Publication
The Ninth Circuit Holds That the FCA’s First-To-File Rule Is Not Jurisdictional: Implications for Practitioners
Overturning its own precedent, the Ninth Circuit recently ruled that the “first-to-file” provision in the False Claims Act (FCA) is not jurisdictional. This ruling has wide-ranging implications for companies defending themselves against multiple, repetitive, FCA actions.
The first-to-file rule (which is also referred to as the “first-to-file bar”) states that: “When a person brings an action under [the FCA], no person other than the Government may intervene or bring a related action based on the facts underlying the pending action.”1 Put simply, this rule provides that once a qui tam realtor files an FCA action, no other party — except the United States — can intervene or file a second FCA action based on the same underlying facts.
For years, the Ninth Circuit considered the first-to-file rule “jurisdictional.” Practically speaking, this meant that defendants in FCA actions could move to dismiss actions early in the case under Federal Rule of Civil Procedure 12(b)(1). Under Rule 12(b)(1), the burden was on the qui tam realtor to prove that the first-to-file rule did not apply, and defendants were free to introduce evidence to counter the qui tam realtor’s allegations.
However, the Ninth Circuit reversed course in Marcia Stein, et al v. Kaiser Foundation Health Plan, Inc., et al., finding that the first-to-file rule is not jurisdictional. While this ruling brings the Ninth Circuit into line with several other Circuits and is more consistent with recent Supreme Court precedent on the FCA,2 it effectively makes it more difficult to dismiss FCA actions on first-to-file grounds. This is because now, FCA defendants will have to move to dismiss under Rule 12(b)(6) — which places the burden on the defendant and assumes the truth of all the well-pled factual allegations in the Complaint.
It is likely that the U.S. Supreme Court will weigh on the question of whether the first-to-file rule is jurisdictional in the near future. There is now a circuit split: the Ninth, Sixth, First, Second, and DC have all held that the rule is not jurisdictional, while the Fourth, Fifth, and Tenth hold that the rule is jurisdictional.
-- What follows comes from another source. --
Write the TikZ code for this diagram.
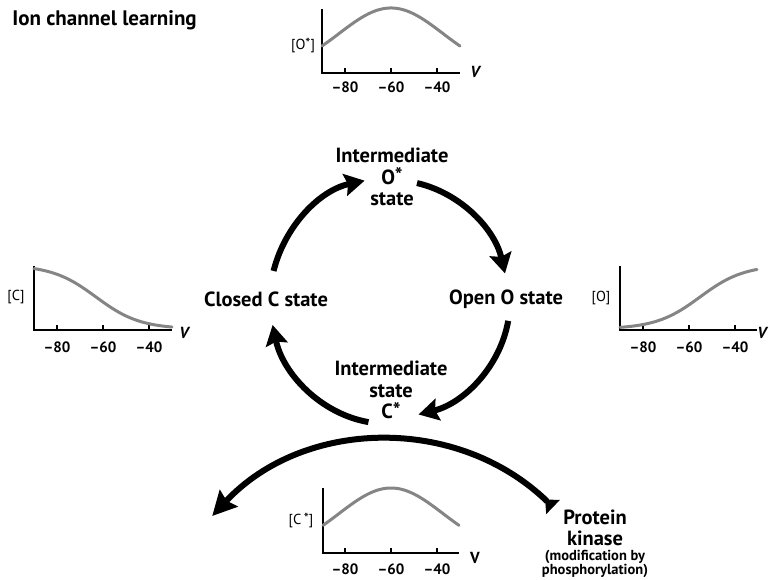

Jurisdiction has also been a hot issue at the Court lately; just last year, SCOTUS attempted to “bring some discipline” to the overly expansive use of this term and has instructed lower courts that a statutory bar is jurisdictional only if congress clearly states that it is.3
In recent years, the manner in which the FCA is enforced has changed significantly. However, what remains is the importance of having a fulsome compliance program when dealing with government programs, whether it is a practitioner utilizing the Medicare or Tricare requirements, or any other government contractor. A compliance program should include guidance from experienced regulatory counsel. The program should also include regular training of employees and auditing of transactions. Furthermore, a compliance program should have a hotline that allows third parties to report concerns rather than relying only on government reporting programs. The ability of a practitioner or government contractor to address issues as they arise, including by potentially self-reporting to the government agency, is key.
Footnotes
31 U.S.C. § 3730(b)(5).
We have analyzed the implications of the Supreme Court’s recent overhaul of the FCA in our articles, “Post-Argument Review: What Government Contractors Can Do To Ready Themselves for Landmark Supreme Court Decision in FCA Cases”, “Supreme Court Sides with Government (and Whistleblowers) in Preserving Relevance of Subjective Intent in FCA Cases”, and “Federal Government’s Broad Dismissal Authority in FCA Cases Confirmed in Polansky Ruling.”
Santos-Zacaria v. Garland, 598 U.S. 411, 416 (2023).